Scientists quantify this by using "95% confidence intervals", this just means that you have a zone where you have a 95% likelihood of  the true mean (or median) lying. I say mean or median, because confidence intervals are symmetrical around a mean, but this assumes that the data follows the normal distribution. If you use the median value of a data set we don't need to know the nature of the data distribution, but our confidence interval may not be symmetrical.
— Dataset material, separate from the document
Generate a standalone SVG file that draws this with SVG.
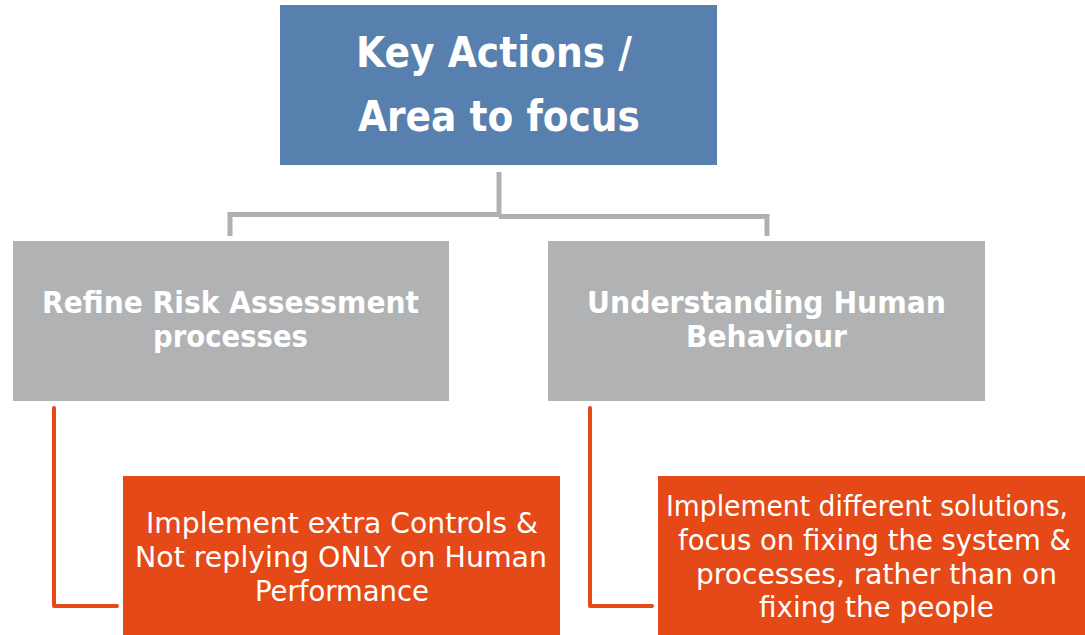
<svg xmlns="http://www.w3.org/2000/svg" width="1085" height="635" viewBox="0 0 1085 635">
<style>
.blue{fill:#5880ae}
.gray{fill:#b1b2b4}
.orange{fill:#e54917}
.tb{font-family:"DejaVu Sans","Liberation Sans",sans-serif;font-weight:bold;fill:#fff}
.tr{font-family:"DejaVu Sans","Liberation Sans",sans-serif;fill:#fff}
.cg{fill:none;stroke:#b0b0b2;stroke-width:5}
.co{fill:none;stroke:#e54917;stroke-width:4;stroke-linejoin:round;stroke-linecap:round}
</style>
<rect width="1085" height="635" fill="#fff"/>
<g id="connectors">
<path class="cg" d="M499 172 V216"/>
<path class="cg" d="M230 236 V214.5 H499"/>
<path class="cg" d="M499 216.5 H767 V236"/>
<path class="co" d="M54 408 V606 H117"/>
<path class="co" d="M590 408 V606 H652"/>
</g>
<g id="root">
<rect class="blue" x="280" y="5" width="437" height="160"/>
<text class="tb" font-size="42" x="356" y="67" textLength="276" lengthAdjust="spacingAndGlyphs">Key Actions /</text>
<text class="tb" font-size="42" x="358" y="131" textLength="282" lengthAdjust="spacingAndGlyphs">Area to focus</text>
</g>
<g id="node-risk">
<rect class="gray" x="13" y="241" width="436" height="160"/>
<text class="tb" font-size="29.5" x="42" y="313" textLength="377" lengthAdjust="spacingAndGlyphs">Refine Risk Assessment</text>
<text class="tb" font-size="29.5" x="153" y="347" textLength="155" lengthAdjust="spacingAndGlyphs">processes</text>
</g>
<g id="node-human">
<rect class="gray" x="548" y="241" width="437" height="160"/>
<text class="tb" font-size="29.5" x="587" y="313" textLength="359" lengthAdjust="spacingAndGlyphs">Understanding Human</text>
<text class="tb" font-size="29.5" x="686" y="347" textLength="161" lengthAdjust="spacingAndGlyphs">Behaviour</text>
</g>
<g id="node-controls">
<rect class="orange" x="123" y="476" width="437" height="159"/>
<text class="tr" font-size="29" x="146" y="533" textLength="392" lengthAdjust="spacingAndGlyphs">Implement extra Controls &amp;</text>
<text class="tr" font-size="29" x="135" y="567" textLength="412" lengthAdjust="spacingAndGlyphs">Not replying ONLY on Human</text>
<text class="tr" font-size="29" x="255" y="601" textLength="174" lengthAdjust="spacingAndGlyphs">Performance</text>
</g>
<g id="node-solutions">
<rect class="orange" x="658" y="476" width="427" height="159"/>
<text class="tr" font-size="28.5" x="666" y="516" textLength="402" lengthAdjust="spacingAndGlyphs">Implement different solutions,</text>
<text class="tr" font-size="28.5" x="678" y="550" textLength="393" lengthAdjust="spacingAndGlyphs">focus on fixing the system &amp;</text>
<text class="tr" font-size="28.5" x="696" y="584" textLength="361" lengthAdjust="spacingAndGlyphs">processes, rather than on</text>
<text class="tr" font-size="28.5" x="759" y="617" textLength="235" lengthAdjust="spacingAndGlyphs">fixing the people</text>
</g>
</svg>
Most modern analytical kit does the curve drawing etc for you, but you still have an answer with some degree of uncertainty (this is why we use probablility values for significance).   Have a look at this for NO3. <http://www.epa.gov/etv/pubs/01_vr_nec_fntk.pdf>, if you look through the "verified EPA testing methods" there are reviews of available kits (in the USA) for a wide range of compounds.

Titrimetric methods, where we add an acid to a base, (or vice versa), and use a colour pH indicator to indicate the end point, suffer from the same problems, although they work quite well for dKH, where we are dealing with water with a large amount of dissolved carbonates. 





foxfish said:


> PH we know can be accurately tested especially with a probe.


 I think pH is a very tricky measurement, mainly because you need a measure of dKH before you can interpret it, it is a log10 scale, and it is ratio so tells you nothing about amounts. Really you are back to the colour printer again red (acid) or blue (alkaline) fine, shades of green are more problematic. 

Conductivity meters really do work as accurate repeatable dip meters, but they don't record a very useful parameter. 

cheers Darrel


----------



## kirk (15 Dec 2013)

So basically they are only anygood for pets at home when people run in with a dead fish in a bag saying " I don't know what's up can you test my water"?


----------



## dw1305 (17 Dec 2013)

Hi all, 





kirk said:


> So basically they are only anygood for pets at home when people run in with a dead fish in a bag saying " I don't know what's up can you test my water"?


 Pretty much, you can tell if your water is really hard (but the report from your water company should tell you that anyway) or salty (with a TDS meter), but after that you are struggling. If you have enough ammonia in the water to test for accurately, your fish are all dead any way.

My suspicion is that low oxygen levels kill most fish in non-planted tanks, and you really can't test for dissolved oxygen. Even if you could, levels could be fine for 99.9% of the time, and you would still regularly kill your fish every 0.1% of time when it wasn't. 

If water testing for pollutants was easy without £1000'S of pounds of kit and reagents scientists would use it, rather than using indirect methods like Biotic indices and BOD tests.